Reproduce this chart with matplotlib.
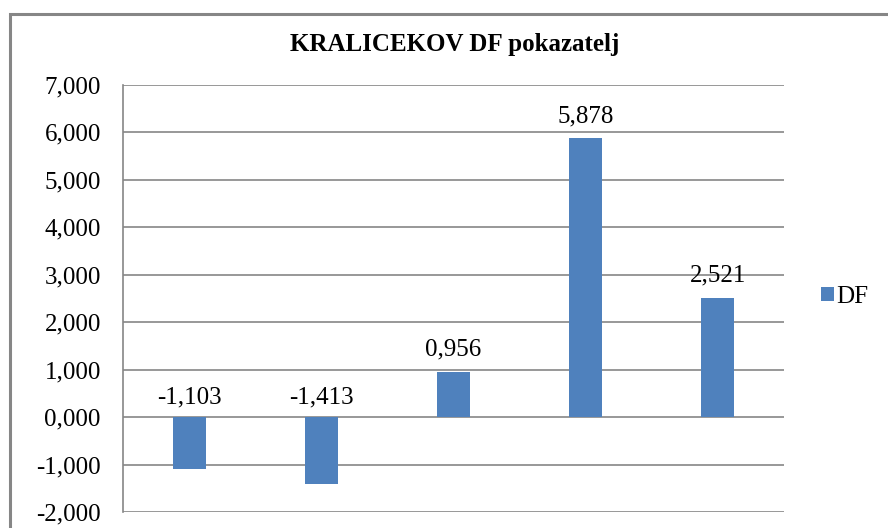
#!/usr/bin/env python3
"""
KRALICEKOV DF pokazatelj - bar chart recreation
"""

import matplotlib.pyplot as plt
from matplotlib.patches import Rectangle
from matplotlib.ticker import FuncFormatter

# Data
categories = ['1', '2', '3', '4', '5']
df_values = [-1.103, -1.413, 0.956, 5.878, 2.521]
y_ticks = [-2, -1, 0, 1, 2, 3, 4, 5, 6, 7]

BAR_COLOR = '#4F81BD'
GRID_COLOR = '#868686'

plt.rcParams['font.family'] = ['Liberation Serif', 'DejaVu Serif']


def comma_fmt(v, pos=None):
    """Format number with three decimals and a decimal comma."""
    return f"{v:.3f}".replace('.', ',')


def main():
    fig = plt.figure(figsize=(8.88, 5.28), dpi=100)

    # Outer chart border (cut off at right and bottom like the reference)
    border = Rectangle((10 / 888, -0.05), 1.0, (528 - 14) / 528 + 0.05,
                       transform=fig.transFigure, fill=False,
                       edgecolor=GRID_COLOR, linewidth=2.2, clip_on=False)
    fig.patches.append(border)

    ax = fig.add_axes([123 / 888, 16 / 528, (784 - 123) / 888, (512 - 85) / 528])

    x = range(len(categories))
    bars = ax.bar(x, df_values, width=0.25, color=BAR_COLOR, label='DF', zorder=3)

    # Value labels, placed above the bar (or above zero for negatives)
    for rect, v in zip(bars, df_values):
        offset = 8 if v > 0 else 6
        ax.annotate(comma_fmt(v),
                    xy=(rect.get_x() + rect.get_width() / 2, max(v, 0)),
                    xytext=(0, offset), textcoords='offset points',
                    ha='center', va='bottom', fontsize=18)

    ax.set_xlim(-0.5, len(categories) - 0.5)
    ax.set_ylim(-2, 7)
    ax.set_yticks(y_ticks)
    ax.yaxis.set_major_formatter(FuncFormatter(comma_fmt))
    ax.tick_params(axis='y', length=0, pad=16, labelsize=18)
    ax.set_xticks([])

    ax.grid(True, axis='y', color=GRID_COLOR, linewidth=1.2, zorder=0)
    for side in ['top', 'right', 'bottom']:
        ax.spines[side].set_visible(False)
    ax.spines['left'].set_color(GRID_COLOR)
    ax.spines['left'].set_linewidth(1.2)

    fig.text(455 / 888, 1 - 45 / 528, 'KRALICEKOV DF pokazatelj',
             ha='center', va='center', fontsize=18, fontweight='bold')

    fig.legend(loc='center left', bbox_to_anchor=(821 / 888, 1 - 297 / 528),
               frameon=False, fontsize=18, handlelength=0.5, handleheight=0.5,
               handletextpad=0.1, borderpad=0, borderaxespad=0)

    plt.savefig('out.png', dpi=100)


if __name__ == '__main__':
    main()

..........

## [Objective]
Extract, word for word, each line from the top of the data down to and including the line with "ha='center', va='bottom', fontsize=18)"; skip the pictures.

## [Solution to this exercise]
Reproduce this chart with matplotlib.
#!/usr/bin/env python3
"""
KRALICEKOV DF pokazatelj - bar chart recreation
"""

import matplotlib.pyplot as plt
from matplotlib.patches import Rectangle
from matplotlib.ticker import FuncFormatter

# Data
categories = ['1', '2', '3', '4', '5']
df_values = [-1.103, -1.413, 0.956, 5.878, 2.521]
y_ticks = [-2, -1, 0, 1, 2, 3, 4, 5, 6, 7]

BAR_COLOR = '#4F81BD'
GRID_COLOR = '#868686'

plt.rcParams['font.family'] = ['Liberation Serif', 'DejaVu Serif']


def comma_fmt(v, pos=None):
    """Format number with three decimals and a decimal comma."""
    return f"{v:.3f}".replace('.', ',')


def main():
    fig = plt.figure(figsize=(8.88, 5.28), dpi=100)

    # Outer chart border (cut off at right and bottom like the reference)
    border = Rectangle((10 / 888, -0.05), 1.0, (528 - 14) / 528 + 0.05,
                       transform=fig.transFigure, fill=False,
                       edgecolor=GRID_COLOR, linewidth=2.2, clip_on=False)
    fig.patches.append(border)

    ax = fig.add_axes([123 / 888, 16 / 528, (784 - 123) / 888, (512 - 85) / 528])

    x = range(len(categories))
    bars = ax.bar(x, df_values, width=0.25, color=BAR_COLOR, label='DF', zorder=3)

    # Value labels, placed above the bar (or above zero for negatives)
    for rect, v in zip(bars, df_values):
        offset = 8 if v > 0 else 6
        ax.annotate(comma_fmt(v),
                    xy=(rect.get_x() + rect.get_width() / 2, max(v, 0)),
                    xytext=(0, offset), textcoords='offset points',
                    ha='center', va='bottom', fontsize=18)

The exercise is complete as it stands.